You may have seen this: a little story about a girl-with-pen who was able to make a lot more money as men with pens. “James Chartrand” is the pen name for a woman blogger who reports she earned two or three times more under a man’s name than a woman’s.

In the year of the Shriver Report–you know, women hold up half the economy, make up half the work force, oh and also make up nearly half of union membership–we’re still struggling to get a host of humane work policies (uh, health care and “good jobs” with benefits) that isn’t just about material benefits.

The tougher part is the social psychological (and hard to measure) aspect of how “men’s work” and “women’s work” are still remarkably differentiated. As I’ve written here before, gender inequality is sneaky!

So is a lot of other inequality. James Chartrand isn’t just a man’s name. It is a white man’s name. The New York Times reminded us last month that “In Job Hunt, College Degree Doesn’t Close Racial Gap.” At 8.4 percent, the unemployment rate in 2009 for black college graduates has been nearly twice that of white college graduates (4.4 percent). An American Economics Review article highlighted how this works in their paper “Are Emily and Greg More Employable than Lakisha and Jamal?” In a field study, job applicants with “white sounding” names got twice as many call-backs as those with “black sounding” names. So, James Chartrand probably had more than just the advantage of gender.
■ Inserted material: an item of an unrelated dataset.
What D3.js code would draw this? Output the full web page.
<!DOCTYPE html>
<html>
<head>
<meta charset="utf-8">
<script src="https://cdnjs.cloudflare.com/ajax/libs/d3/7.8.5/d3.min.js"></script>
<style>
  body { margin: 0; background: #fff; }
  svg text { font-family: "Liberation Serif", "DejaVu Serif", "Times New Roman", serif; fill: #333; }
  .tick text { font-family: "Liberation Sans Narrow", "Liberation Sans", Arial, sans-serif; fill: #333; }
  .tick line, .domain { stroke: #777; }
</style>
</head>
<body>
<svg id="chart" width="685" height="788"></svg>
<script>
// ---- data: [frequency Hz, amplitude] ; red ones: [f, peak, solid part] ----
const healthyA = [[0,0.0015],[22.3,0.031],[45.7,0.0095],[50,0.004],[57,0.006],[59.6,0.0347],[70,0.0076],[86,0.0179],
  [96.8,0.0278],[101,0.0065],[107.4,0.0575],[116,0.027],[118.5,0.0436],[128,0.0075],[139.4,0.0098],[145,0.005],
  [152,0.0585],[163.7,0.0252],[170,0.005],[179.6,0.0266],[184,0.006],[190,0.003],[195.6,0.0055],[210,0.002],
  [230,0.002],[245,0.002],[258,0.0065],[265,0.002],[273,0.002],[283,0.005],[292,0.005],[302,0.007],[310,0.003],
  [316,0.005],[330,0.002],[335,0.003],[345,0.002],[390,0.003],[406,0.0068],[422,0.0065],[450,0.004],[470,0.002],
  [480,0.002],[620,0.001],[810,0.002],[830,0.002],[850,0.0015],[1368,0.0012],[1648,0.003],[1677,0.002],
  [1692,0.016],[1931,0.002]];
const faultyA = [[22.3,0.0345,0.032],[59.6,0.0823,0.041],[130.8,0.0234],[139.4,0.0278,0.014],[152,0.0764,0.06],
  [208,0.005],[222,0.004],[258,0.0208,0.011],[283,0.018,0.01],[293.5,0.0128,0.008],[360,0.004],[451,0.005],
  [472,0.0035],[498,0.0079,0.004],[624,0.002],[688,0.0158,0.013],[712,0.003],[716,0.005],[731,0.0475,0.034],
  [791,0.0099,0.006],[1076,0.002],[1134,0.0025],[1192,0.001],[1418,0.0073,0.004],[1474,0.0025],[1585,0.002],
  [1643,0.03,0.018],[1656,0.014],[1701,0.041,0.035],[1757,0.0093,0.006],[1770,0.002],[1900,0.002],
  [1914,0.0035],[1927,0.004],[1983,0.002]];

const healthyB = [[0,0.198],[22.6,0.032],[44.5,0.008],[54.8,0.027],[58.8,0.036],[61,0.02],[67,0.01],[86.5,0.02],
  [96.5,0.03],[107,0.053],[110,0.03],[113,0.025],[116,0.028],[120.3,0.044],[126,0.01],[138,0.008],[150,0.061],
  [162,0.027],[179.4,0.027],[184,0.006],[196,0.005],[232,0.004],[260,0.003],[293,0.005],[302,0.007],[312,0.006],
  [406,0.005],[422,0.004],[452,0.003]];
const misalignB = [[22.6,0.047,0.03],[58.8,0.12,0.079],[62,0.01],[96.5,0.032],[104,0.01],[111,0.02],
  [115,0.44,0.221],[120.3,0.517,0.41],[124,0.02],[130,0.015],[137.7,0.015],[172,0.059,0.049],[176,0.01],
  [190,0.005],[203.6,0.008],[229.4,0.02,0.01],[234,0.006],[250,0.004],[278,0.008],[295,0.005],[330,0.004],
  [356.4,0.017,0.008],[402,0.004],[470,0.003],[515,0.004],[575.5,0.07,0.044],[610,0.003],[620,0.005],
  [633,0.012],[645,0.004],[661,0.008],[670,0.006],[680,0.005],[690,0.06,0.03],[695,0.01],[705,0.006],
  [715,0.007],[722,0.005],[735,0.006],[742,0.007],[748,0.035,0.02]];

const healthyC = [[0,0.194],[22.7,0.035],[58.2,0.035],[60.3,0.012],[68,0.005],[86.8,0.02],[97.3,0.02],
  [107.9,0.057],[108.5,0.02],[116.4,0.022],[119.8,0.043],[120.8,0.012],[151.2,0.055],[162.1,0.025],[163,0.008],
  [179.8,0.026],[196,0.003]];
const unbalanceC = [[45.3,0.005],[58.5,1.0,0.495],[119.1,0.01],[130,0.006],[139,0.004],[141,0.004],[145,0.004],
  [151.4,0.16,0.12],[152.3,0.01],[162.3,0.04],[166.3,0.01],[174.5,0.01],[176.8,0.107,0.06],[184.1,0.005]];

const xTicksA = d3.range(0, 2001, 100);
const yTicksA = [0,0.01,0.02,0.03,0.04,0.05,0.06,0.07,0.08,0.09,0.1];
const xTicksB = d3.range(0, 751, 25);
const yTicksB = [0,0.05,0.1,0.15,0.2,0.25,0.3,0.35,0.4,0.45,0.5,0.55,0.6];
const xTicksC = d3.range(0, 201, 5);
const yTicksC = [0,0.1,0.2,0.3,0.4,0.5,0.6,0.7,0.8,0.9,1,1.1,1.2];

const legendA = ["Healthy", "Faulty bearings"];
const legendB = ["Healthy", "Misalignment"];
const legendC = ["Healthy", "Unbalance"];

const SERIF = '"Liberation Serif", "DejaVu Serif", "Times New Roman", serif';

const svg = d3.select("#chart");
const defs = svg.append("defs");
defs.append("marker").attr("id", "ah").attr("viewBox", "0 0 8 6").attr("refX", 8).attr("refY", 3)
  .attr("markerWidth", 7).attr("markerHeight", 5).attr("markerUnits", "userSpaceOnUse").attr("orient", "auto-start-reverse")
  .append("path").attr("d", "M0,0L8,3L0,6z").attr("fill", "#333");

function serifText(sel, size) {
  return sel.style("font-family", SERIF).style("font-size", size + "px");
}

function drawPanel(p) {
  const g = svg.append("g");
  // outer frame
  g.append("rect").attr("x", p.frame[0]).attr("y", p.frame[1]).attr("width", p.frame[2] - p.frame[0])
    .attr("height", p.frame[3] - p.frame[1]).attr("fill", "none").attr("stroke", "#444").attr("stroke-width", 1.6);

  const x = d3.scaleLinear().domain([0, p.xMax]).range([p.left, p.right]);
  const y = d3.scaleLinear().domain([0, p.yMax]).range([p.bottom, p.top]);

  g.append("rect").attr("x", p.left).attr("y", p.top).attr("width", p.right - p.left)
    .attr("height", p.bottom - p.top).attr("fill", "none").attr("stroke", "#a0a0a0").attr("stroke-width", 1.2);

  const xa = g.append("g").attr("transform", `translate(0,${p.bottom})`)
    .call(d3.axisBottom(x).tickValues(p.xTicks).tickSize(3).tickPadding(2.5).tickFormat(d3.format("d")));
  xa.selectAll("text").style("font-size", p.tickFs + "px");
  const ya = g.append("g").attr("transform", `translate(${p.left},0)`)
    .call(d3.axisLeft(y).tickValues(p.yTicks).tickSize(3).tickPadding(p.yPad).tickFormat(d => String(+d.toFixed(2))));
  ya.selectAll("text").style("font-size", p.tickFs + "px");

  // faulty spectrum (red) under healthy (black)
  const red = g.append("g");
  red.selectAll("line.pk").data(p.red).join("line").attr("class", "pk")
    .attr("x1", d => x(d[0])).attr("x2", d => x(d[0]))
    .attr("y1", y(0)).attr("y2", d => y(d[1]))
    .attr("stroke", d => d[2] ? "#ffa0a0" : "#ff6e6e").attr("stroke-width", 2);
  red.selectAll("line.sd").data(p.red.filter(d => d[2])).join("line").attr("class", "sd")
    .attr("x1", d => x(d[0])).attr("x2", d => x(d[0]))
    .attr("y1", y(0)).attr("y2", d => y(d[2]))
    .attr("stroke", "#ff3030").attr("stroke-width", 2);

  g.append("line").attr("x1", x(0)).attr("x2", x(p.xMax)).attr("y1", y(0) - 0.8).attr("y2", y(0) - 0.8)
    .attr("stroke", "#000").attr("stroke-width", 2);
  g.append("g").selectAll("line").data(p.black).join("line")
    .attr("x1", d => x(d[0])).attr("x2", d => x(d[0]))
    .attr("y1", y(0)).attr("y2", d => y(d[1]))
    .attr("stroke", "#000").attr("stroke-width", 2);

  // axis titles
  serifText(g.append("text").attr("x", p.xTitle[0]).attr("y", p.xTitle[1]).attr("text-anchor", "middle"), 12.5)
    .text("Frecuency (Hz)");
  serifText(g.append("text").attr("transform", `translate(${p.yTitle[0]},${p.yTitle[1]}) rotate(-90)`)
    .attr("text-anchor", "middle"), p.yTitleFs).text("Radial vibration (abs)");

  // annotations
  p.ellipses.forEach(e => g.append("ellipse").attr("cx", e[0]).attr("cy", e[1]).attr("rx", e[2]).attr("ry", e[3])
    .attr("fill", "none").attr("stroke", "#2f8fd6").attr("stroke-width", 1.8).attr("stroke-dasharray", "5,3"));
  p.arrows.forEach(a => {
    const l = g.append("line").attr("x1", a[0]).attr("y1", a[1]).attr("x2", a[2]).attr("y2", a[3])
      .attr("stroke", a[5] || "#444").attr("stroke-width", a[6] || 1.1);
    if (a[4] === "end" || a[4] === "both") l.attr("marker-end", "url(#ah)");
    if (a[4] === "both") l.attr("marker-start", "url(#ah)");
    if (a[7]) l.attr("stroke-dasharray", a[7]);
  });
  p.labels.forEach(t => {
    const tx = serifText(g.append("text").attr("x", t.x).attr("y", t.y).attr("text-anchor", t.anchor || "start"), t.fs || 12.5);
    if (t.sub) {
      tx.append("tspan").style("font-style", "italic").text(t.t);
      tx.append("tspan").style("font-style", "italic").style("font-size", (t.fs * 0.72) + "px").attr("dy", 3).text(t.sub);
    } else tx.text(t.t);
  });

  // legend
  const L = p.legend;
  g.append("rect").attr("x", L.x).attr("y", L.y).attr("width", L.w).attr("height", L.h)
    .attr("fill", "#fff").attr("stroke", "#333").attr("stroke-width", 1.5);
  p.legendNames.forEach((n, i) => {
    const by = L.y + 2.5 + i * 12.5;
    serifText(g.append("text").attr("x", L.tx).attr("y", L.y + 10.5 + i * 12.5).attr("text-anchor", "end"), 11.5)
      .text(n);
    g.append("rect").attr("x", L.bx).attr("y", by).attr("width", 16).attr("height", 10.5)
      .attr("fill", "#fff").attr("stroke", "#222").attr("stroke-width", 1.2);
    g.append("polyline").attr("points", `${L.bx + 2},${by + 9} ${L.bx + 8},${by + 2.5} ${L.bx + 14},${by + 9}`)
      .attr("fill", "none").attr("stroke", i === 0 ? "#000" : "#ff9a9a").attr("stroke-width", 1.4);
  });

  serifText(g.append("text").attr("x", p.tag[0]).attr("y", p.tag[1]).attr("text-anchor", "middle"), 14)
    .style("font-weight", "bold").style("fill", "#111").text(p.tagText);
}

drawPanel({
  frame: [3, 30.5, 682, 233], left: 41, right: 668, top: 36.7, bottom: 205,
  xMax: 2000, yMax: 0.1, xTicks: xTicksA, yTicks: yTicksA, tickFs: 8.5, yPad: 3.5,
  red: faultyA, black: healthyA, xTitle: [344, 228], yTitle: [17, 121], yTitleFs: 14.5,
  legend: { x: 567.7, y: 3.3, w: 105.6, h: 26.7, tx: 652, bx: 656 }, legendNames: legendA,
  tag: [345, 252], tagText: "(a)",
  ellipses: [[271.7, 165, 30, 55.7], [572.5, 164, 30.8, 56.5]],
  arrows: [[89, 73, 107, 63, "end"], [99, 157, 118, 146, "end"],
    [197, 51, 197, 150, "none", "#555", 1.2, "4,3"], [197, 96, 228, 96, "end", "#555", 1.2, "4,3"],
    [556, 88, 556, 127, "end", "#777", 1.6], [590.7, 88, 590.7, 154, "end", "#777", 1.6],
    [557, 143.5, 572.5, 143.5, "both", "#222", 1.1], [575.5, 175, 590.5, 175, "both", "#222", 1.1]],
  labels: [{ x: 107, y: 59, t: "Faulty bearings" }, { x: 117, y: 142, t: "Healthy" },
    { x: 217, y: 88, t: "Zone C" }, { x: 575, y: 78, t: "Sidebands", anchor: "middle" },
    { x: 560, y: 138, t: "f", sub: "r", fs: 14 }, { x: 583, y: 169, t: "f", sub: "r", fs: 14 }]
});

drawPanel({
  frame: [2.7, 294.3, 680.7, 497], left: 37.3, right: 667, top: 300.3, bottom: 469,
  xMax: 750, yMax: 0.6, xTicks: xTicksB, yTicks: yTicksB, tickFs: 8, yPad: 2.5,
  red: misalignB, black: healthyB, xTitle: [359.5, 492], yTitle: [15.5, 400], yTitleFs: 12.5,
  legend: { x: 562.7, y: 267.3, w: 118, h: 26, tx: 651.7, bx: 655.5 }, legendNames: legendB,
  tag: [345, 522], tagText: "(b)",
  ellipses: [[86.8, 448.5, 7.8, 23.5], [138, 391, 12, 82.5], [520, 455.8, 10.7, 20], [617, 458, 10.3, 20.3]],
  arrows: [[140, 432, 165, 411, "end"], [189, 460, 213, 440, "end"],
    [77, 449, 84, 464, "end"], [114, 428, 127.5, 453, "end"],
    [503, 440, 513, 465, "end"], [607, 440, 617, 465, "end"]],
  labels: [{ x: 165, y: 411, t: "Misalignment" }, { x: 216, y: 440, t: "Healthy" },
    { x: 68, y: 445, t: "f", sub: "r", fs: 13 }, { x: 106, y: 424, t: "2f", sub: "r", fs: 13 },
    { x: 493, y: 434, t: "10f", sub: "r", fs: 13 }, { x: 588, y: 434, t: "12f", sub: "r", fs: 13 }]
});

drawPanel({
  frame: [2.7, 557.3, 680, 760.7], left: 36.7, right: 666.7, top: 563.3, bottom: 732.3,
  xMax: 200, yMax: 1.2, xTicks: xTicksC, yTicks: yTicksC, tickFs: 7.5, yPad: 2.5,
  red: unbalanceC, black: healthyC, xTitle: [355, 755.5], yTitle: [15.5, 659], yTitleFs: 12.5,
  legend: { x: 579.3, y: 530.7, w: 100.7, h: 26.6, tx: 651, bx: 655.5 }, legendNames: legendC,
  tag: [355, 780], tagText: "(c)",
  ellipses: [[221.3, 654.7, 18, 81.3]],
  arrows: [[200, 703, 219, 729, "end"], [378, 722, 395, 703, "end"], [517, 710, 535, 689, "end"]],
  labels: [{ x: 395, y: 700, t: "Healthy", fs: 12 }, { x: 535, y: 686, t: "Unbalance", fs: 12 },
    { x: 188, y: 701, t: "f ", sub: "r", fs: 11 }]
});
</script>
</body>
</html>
An even newer American Sociological Review study makes the case even more clearly. In “Discrimination in a Low-Wage Labor Market: A Field Experiment,” Devah Pager, Bruce Western, and Bart Bonikowski report on sending out matched sets of job applicants–white, black, and Latino men, similarly well-spoken, well-dressed, and credentialed–for low wage jobs in the New York area.

The results? Whites received positive responses 31 percent of the time–twice as many as blacks (at 15.2 percent). Latinos, with a 25.1 percent call-back rate, did worse than whites but better than blacks.

The descriptions of the job applicants’ encounters that are enumerated in the article highlight what we keep hearing: there were few if any episodes of overt racism or bias. The job applicants in the study, for example, didn’t sense a pattern themselves as they went through the application process.

A lot of inequality is sneaky. And where there is gender inequality, I’m going to keep checking for other forms of inequality that are sneaked in along with it–especially class and race–because I don’t think we’re going to do much about any of it until we do something about all of it.